As much of a treat as the smell was, the flavor and juiciness were astonishing. Imagine the best hamburger you’ve ever had. Got it? Now imagine it made with filet mignon. That’s the best descriptor I can come up with. Since it’s fat that makes meat tender, and Brent told me it’s much leaner than beef, I can’t explain why it’s the tenderest burger I’ve ever had.  But some things are just fine left as a mystery, and this is one of them.

From Stockton to Scotland, now, for the next food adventure. A breathtakingly beautiful country, it doesn’t typically come to mind when one thinks of wonderful food. But you can eat very well in Scotland (and most anywhere on the planet, I believe) as long as you do two things, and never waver from them:

1) Eat what the locals eat. You wouldn’t order pasta bolognese in Mexico, would you? Ask a country to do what it doesn’t do, and you’re asking for disappointment.

2) Be curious. Words to live by, but especially when you have the opportunity to try something new. Go ahead and have a bias or two (I will never eat a worm, delicacy though it may be on some remote rock in the Pacific) but try to keep that mind opened.

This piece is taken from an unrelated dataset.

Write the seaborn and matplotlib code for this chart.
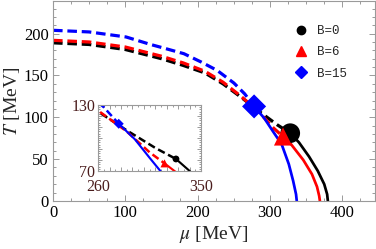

In Scotland, I ate what Scotland does best: heaps of pub food and seafood. Not surprisingly, they were consistently stellar. I’ve never much liked shellfish, but I wanted to learn to appreciate it; the country, a peninsula, knows it intimately. Tiny mussels harvested from the waters surrounding one of the nearby islands burst with briny flavor, and now I love mussels. Salmon has always been a favorite, but the poached local salmon I had in Scotland was unlike anything I have had before or since, so whisper-soft that it almost dissolved on my tongue. It was like eating an entirely new food.

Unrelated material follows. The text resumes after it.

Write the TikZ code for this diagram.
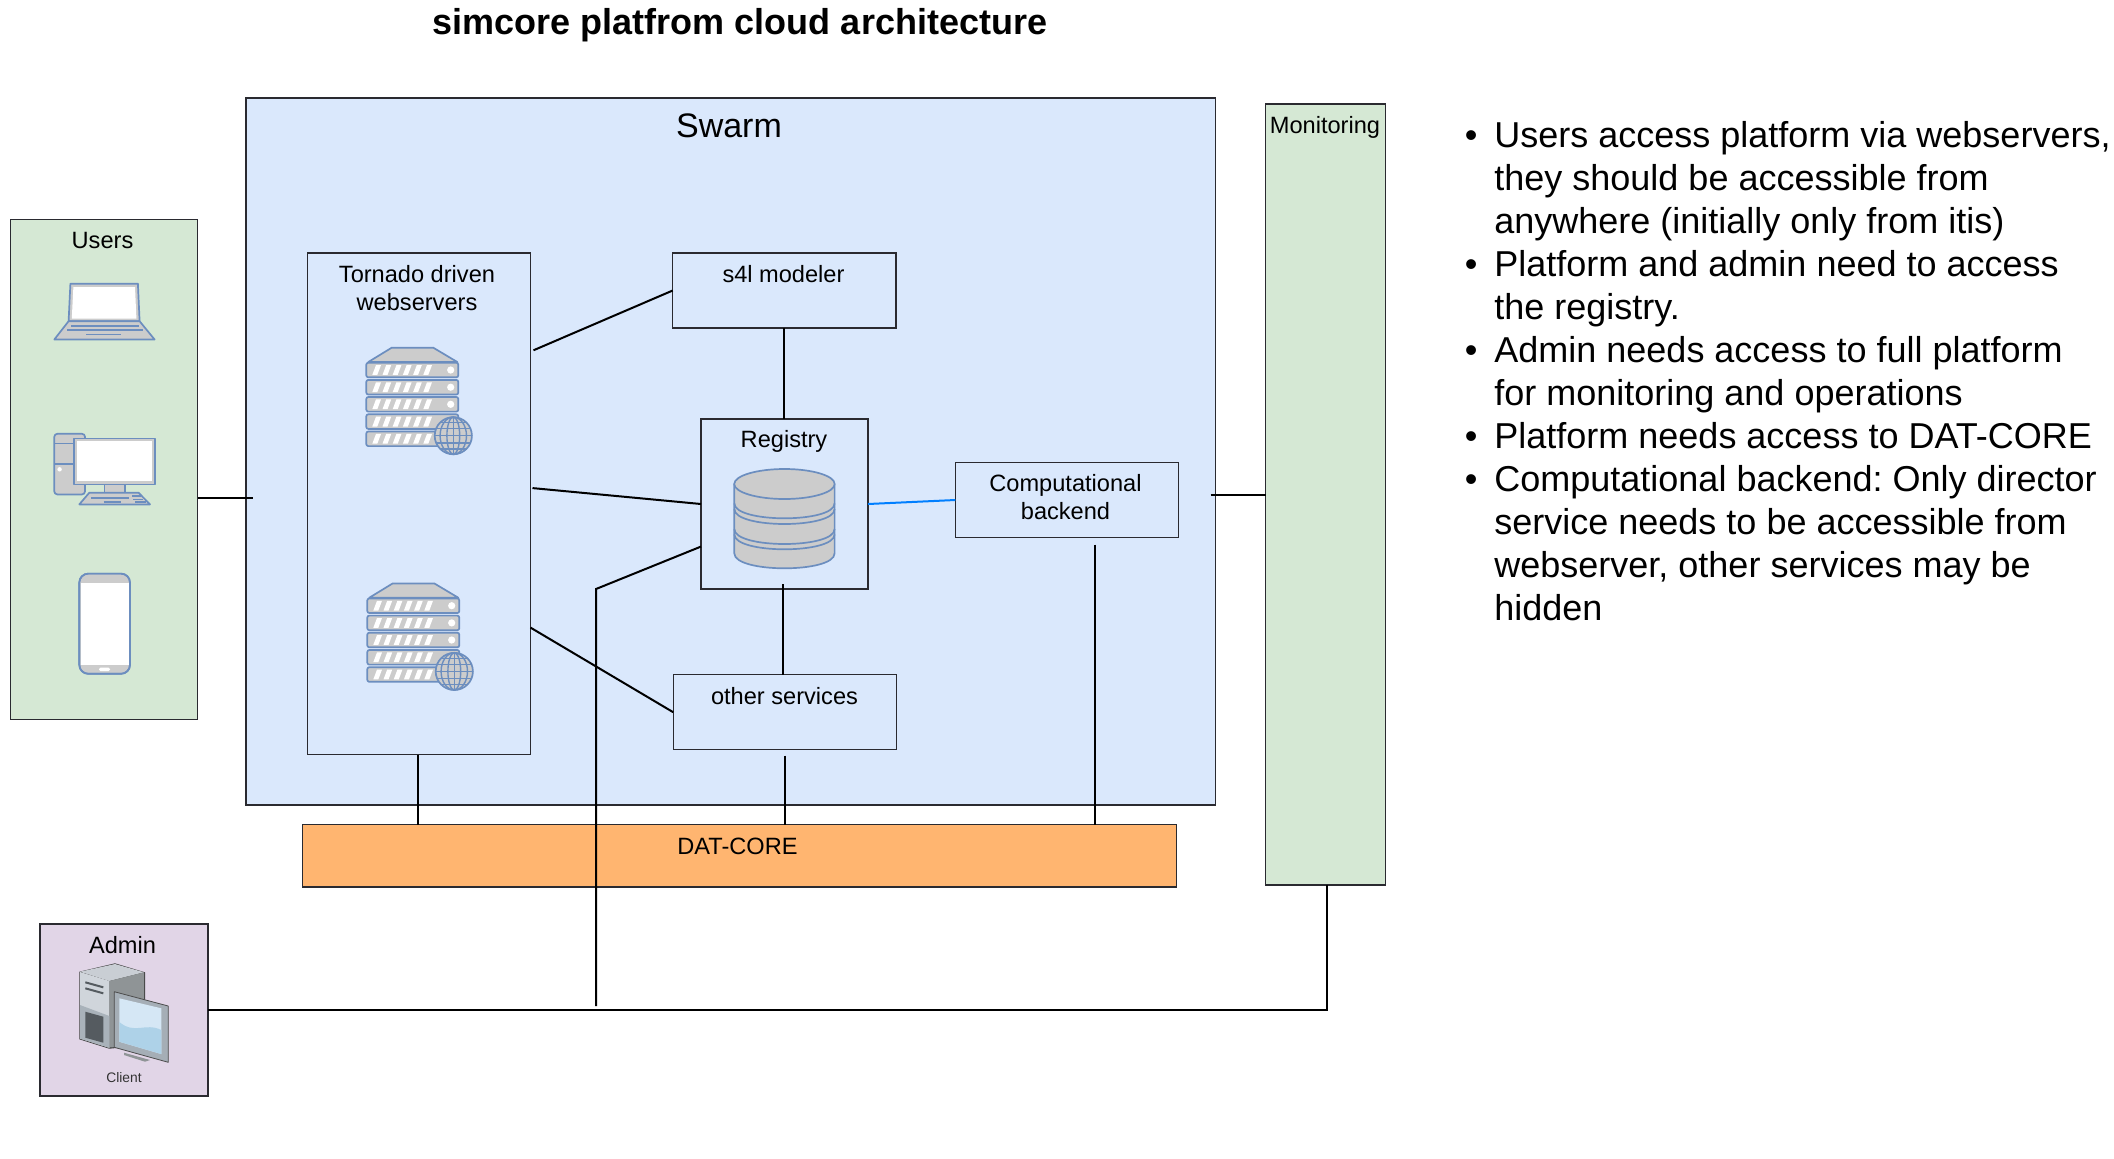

One misty day, on the road to St. Andrew’s, I stopped in Anstruther (pronounced Enster) to try fish and chips, something I’d never had before. (Heck, no, I don’t count Arthur Treacher’s.) I’d read that the locals are the best source to go to when looking for the best food, and almost as if I had dreamed him up, a stout policeman with friendly blue eyes and chubby cheeks appeared as I rounded a corner.

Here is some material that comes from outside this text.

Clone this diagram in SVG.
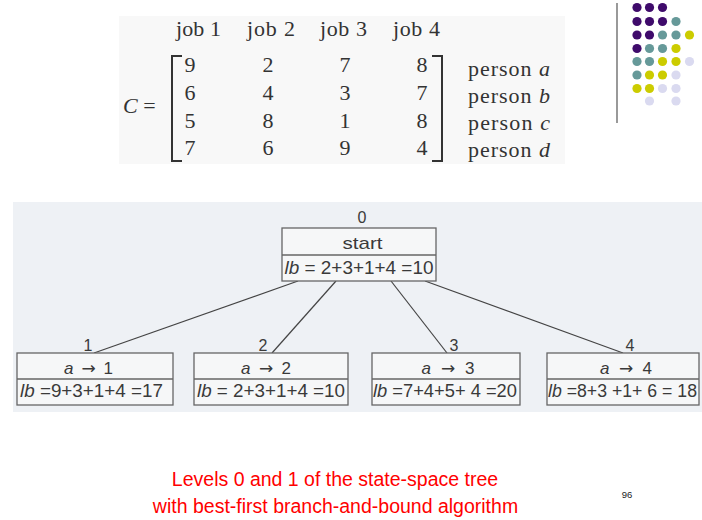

He blushed and smiled, jotting down the name of a tiny shop at the water’s edge. All at once he became very serious, and leaned in conspiratorially. “Don’t go to the place next door, the one with all of the signs saying it’s the best. Be sure to go to the place next to it.” The woman behind the counter handed me an order of cod, along with chips and malt vinegar. I found a bench next to the boats and tucked in. The enormous filets were delicately breaded and fried with no frills at all, and they didn’t need it. It’s full-circle beauty, sitting by the sea while tasting something from the sea.

Back to the country’s interior—Dunblane, for dinner.

Haggis (come on, you knew I was going to bring it up), a sheep’s heart, liver and lungs mixed with oatmeal, onions and spices and cooked, is loathed and feared by many outside the UK. Many, I should clarify, who might never have tried it. It’s among the humblest of peasant foods, fitting in with pasta e fagioli or the aforementioned tacos. Because of my love of peasant food, and because haggis is so well-loved in its homeland, it deserved a try.

Although the pub I visited didn’t serve it the traditional way, stuffed into a sheep’s stomach and served with turnips, it was still wonderful—almost overwhelmingly rich, but full of heady, pungent flavor. Here I am, holding a nugget of haggis the size of a tater tot, fried and dipped into garlic cream sauce.

I’ve cooked for people who have looked warily down at their dishes and I say, “Try it. Try it and hate it, for all I care, but try it.” If you in fact hate it, you’re no worse off than you were before. If you love it, your world gets bigger.